📢 AV Fistula > AV Graft > Tunneled Catheter > Non-tunneled Catheter
Catheters should be the LAST resort, not the default.
⚠️ Why access type matters:
• Catheters have 2-3x higher infection risk compared to fistulas
• Catheters cause chronic inflammation (elevated CRP, ferritin) – harming anemia and nutrition
• Catheters are associated with higher mortality – up to 50% higher in first year
• Catheters have higher failure rates (thrombosis, stenosis, malfunction)
• Fistulas provide better dialysis adequacy (Kt/V) and lower recirculation
✅ Our unit's goal: Increase fistula prevalence, reduce catheter use. Every patient without a permanent access should be evaluated for fistula creation immediately. Catheters are a bridge, not a destination.
🆘 The hidden cost of catheters – inflammation:
Catheters create a continuous low-grade inflammatory state due to biofilm, recurrent subclinical infections, and endothelial injury. This drives:
• Erythropoietin resistance (more anemia, more EPO needed)
• Hypoalbuminemia (malnutrition/inflammation complex)
• Higher ferritin (functional iron deficiency – iron trapped in stores)
• Cardiovascular events (inflammation accelerates atherosclerosis)
Converting a catheter to a fistula is not just about infection – it reduces systemic inflammation and improves overall outcomes.
🏥 Practical recommendations for our dialysis unit
- Every incident patient should be referred for fistula creation at least 6-12 months before starting dialysis.
- Catheters should be removed as soon as a functional fistula is ready (typically 2-4 weeks after maturation).
- For patients with a catheter: Monitor CRP, ferritin, and albumin closely – these predict complications.
- Track access types monthly and aim for fistula prevalence >60-80% in prevalent patients.

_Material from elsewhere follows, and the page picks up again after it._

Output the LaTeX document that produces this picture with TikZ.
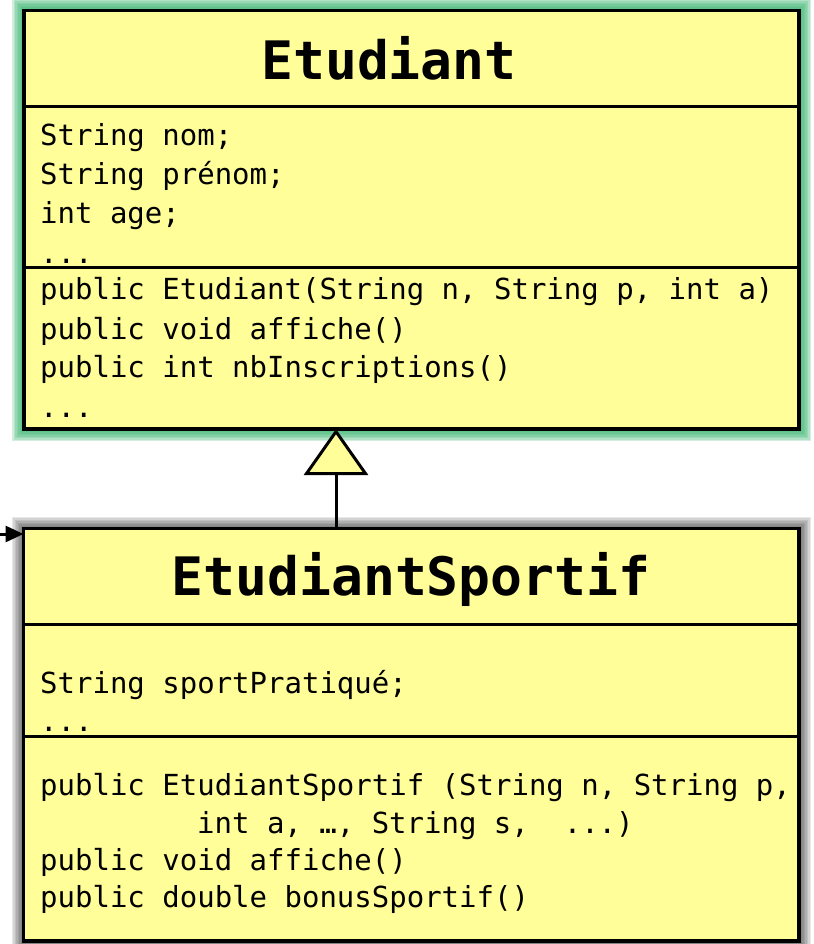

- Educate patients: Fistula surgery is a one-time investment that pays back with fewer infections, better dialysis, and longer life.
🎯 Final conclusion
"Fistula First" is not a slogan – it is evidence-based medicine. Our own data (below) will likely show that patients with fistulas have lower ferritin, better hemoglobin, fewer hospitalizations, and longer survival compared to catheter-dependent patients.
Call to action: Review every catheter patient in our unit. Ask: "Why does this patient still have a catheter?" If there is no anatomical barrier, create a plan for fistula placement within 3 months.